→ Given task
In the listing below, identify each line with the word "standalone" and return those lines.

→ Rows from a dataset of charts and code

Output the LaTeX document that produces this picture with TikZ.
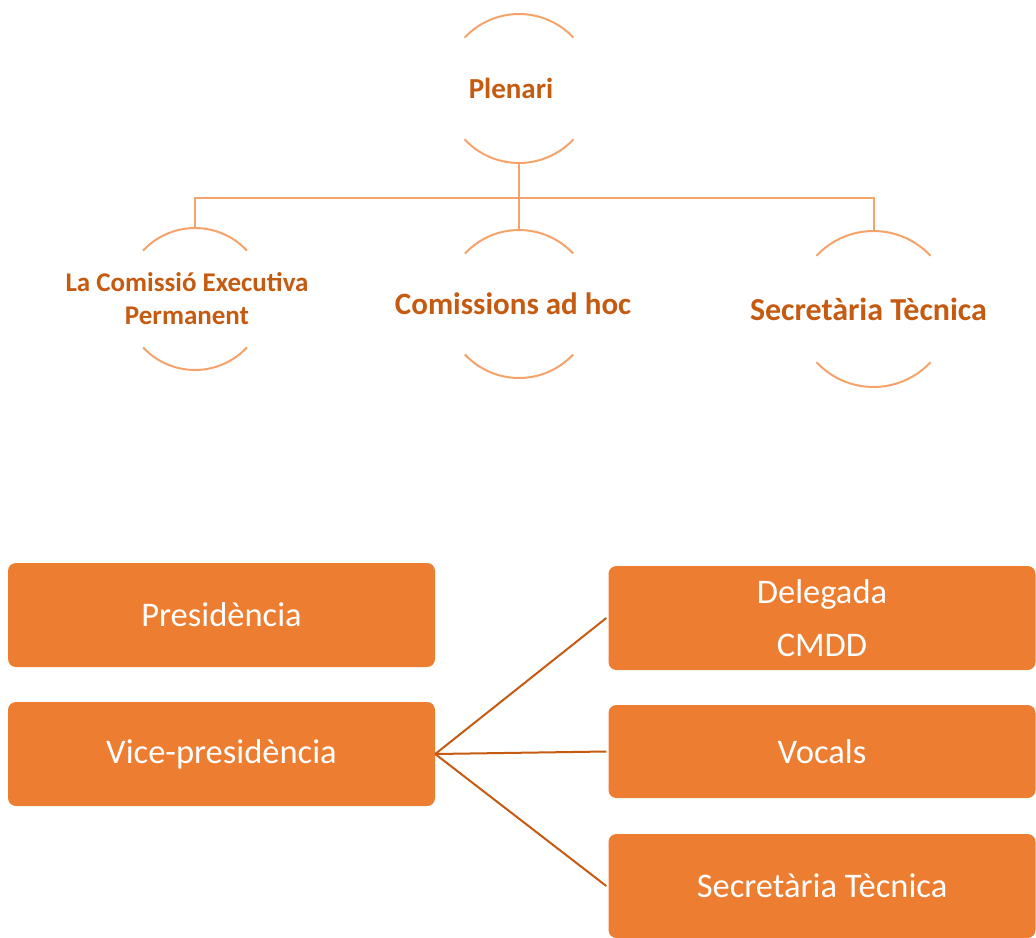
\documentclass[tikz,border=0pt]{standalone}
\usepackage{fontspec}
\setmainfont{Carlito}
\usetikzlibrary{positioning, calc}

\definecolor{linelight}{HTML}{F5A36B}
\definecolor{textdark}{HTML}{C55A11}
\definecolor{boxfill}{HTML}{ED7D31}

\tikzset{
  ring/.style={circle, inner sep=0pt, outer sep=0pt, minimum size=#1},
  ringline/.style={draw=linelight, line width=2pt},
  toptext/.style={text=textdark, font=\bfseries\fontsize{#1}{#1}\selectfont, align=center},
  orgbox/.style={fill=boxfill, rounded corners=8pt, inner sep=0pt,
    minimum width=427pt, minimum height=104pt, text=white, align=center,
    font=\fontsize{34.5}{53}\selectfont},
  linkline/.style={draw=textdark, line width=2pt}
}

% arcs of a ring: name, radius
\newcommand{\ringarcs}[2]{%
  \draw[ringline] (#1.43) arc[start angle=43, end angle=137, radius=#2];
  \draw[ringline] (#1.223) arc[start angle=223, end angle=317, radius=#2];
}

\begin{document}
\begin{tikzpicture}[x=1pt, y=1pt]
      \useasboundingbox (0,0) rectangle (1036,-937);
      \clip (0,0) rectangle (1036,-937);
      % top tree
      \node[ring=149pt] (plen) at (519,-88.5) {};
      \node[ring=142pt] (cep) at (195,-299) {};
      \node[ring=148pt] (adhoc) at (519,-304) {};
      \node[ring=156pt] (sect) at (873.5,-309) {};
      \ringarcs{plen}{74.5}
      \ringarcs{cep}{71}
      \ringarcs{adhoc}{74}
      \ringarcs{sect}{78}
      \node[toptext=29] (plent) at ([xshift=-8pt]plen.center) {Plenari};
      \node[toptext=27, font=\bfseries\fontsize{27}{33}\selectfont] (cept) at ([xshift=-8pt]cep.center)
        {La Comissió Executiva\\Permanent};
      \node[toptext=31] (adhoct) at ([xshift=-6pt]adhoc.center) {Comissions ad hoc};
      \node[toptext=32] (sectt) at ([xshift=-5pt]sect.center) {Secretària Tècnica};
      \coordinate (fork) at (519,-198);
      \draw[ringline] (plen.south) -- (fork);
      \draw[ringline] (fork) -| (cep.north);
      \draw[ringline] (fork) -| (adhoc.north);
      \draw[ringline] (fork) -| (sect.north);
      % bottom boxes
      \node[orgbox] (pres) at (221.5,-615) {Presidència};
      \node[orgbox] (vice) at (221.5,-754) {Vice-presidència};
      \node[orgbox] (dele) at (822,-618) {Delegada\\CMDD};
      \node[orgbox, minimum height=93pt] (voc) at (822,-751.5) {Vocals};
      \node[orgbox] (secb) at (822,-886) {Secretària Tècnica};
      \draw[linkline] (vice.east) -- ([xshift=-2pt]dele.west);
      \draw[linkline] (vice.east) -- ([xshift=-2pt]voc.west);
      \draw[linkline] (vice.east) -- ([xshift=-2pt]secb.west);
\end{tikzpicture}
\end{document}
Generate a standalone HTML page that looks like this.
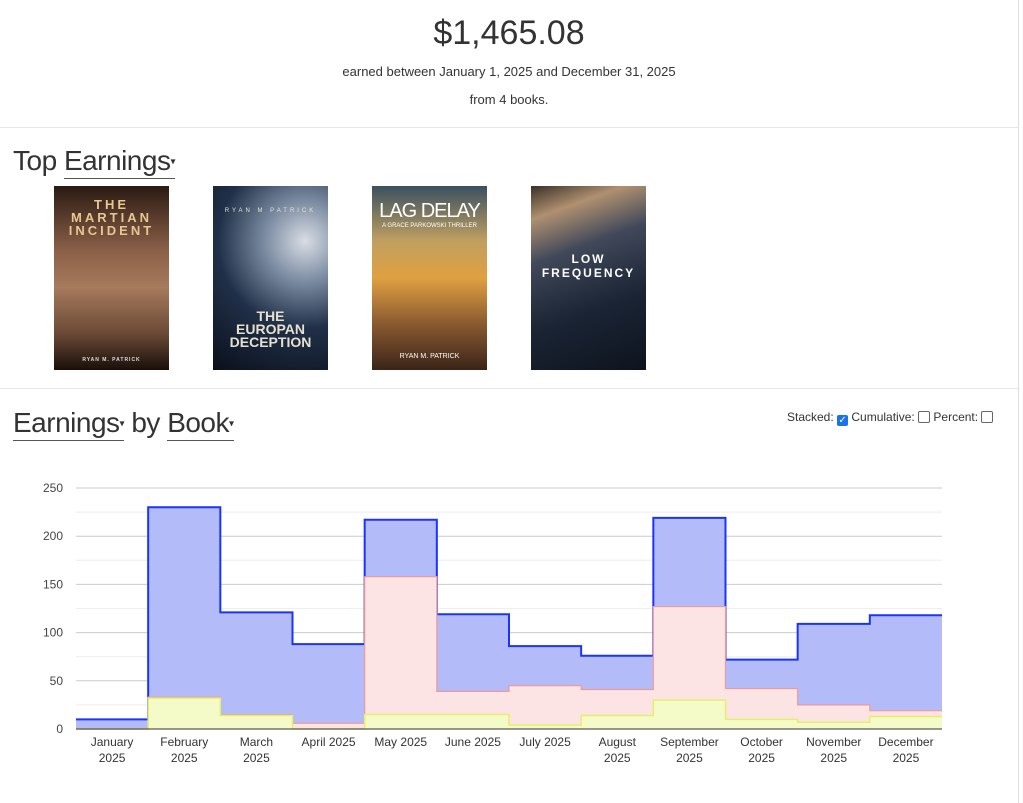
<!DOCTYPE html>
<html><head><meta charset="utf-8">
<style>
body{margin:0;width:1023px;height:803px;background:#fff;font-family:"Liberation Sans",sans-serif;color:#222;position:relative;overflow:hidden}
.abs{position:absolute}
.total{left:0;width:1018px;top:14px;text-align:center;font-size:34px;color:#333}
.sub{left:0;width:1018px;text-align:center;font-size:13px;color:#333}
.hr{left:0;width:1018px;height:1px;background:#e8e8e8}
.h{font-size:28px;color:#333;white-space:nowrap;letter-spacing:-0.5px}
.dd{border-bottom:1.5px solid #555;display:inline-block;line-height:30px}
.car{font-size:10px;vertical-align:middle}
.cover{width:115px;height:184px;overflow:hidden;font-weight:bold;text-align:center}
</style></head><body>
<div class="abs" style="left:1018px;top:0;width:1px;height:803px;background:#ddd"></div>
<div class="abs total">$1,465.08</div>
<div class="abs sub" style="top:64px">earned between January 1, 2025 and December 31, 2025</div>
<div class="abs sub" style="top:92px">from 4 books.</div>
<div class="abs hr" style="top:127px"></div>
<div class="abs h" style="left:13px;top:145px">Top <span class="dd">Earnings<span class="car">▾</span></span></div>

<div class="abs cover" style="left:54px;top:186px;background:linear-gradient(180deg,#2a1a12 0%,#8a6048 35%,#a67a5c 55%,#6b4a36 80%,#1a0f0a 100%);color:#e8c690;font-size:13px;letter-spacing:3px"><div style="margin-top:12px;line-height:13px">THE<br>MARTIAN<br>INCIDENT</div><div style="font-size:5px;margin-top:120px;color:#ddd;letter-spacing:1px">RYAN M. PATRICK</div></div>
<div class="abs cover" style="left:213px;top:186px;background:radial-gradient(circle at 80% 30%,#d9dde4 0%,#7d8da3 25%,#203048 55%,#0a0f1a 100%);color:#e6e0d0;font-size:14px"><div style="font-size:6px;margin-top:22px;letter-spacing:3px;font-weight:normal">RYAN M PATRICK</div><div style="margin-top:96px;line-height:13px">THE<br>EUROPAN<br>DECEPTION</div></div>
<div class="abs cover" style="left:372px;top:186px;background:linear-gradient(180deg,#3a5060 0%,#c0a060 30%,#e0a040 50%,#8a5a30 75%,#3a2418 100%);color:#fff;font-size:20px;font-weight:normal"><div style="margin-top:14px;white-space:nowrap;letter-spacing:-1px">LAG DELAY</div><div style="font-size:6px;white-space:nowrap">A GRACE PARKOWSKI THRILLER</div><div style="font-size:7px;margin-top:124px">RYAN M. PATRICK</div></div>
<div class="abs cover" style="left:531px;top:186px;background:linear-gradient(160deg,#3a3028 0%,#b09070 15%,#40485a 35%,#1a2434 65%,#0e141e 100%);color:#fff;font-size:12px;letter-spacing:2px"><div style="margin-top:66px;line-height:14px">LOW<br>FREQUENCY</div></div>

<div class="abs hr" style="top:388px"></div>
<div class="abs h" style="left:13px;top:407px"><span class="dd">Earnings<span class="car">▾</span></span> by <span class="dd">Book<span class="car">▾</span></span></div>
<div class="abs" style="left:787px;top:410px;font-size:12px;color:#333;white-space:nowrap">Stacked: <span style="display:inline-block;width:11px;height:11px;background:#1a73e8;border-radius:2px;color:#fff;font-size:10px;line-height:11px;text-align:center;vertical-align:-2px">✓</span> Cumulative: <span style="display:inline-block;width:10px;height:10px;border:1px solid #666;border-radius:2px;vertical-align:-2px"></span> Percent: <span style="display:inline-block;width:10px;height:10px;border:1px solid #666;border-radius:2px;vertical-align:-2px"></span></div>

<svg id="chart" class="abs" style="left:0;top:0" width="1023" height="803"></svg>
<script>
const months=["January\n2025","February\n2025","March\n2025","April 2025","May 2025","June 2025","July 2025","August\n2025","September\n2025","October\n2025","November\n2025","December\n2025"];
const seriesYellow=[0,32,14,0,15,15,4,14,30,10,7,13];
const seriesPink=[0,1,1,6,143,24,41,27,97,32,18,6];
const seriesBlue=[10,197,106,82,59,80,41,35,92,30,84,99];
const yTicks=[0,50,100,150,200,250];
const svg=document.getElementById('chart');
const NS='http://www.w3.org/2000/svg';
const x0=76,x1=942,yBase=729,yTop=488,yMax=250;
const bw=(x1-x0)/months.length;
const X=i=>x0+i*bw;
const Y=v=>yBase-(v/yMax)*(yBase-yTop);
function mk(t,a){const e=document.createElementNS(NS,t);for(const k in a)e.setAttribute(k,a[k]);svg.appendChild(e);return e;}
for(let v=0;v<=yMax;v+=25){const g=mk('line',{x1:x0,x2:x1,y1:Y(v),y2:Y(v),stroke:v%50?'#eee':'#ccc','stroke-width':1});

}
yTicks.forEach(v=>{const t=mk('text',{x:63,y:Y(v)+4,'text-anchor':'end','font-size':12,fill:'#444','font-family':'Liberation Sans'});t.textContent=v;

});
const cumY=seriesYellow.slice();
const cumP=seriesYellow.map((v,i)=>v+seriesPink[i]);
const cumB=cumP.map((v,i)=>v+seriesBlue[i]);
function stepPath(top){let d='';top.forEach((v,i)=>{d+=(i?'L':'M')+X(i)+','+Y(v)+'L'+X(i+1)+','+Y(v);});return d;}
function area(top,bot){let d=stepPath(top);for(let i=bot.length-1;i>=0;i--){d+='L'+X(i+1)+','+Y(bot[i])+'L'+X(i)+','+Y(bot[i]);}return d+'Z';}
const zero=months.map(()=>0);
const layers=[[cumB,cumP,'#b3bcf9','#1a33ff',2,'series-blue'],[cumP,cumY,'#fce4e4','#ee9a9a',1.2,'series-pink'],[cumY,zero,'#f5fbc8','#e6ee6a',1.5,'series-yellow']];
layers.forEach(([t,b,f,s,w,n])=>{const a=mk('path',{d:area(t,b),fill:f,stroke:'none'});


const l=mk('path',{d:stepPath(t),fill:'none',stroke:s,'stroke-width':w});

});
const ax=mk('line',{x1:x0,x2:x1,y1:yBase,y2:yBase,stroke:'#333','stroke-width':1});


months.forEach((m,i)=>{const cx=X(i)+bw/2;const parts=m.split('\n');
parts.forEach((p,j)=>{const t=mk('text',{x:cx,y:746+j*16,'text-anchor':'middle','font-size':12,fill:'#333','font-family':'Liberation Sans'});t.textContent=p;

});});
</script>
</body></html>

→ Exercise response
\documentclass[tikz,border=0pt]{standalone}
Generate a standalone HTML page that looks like this.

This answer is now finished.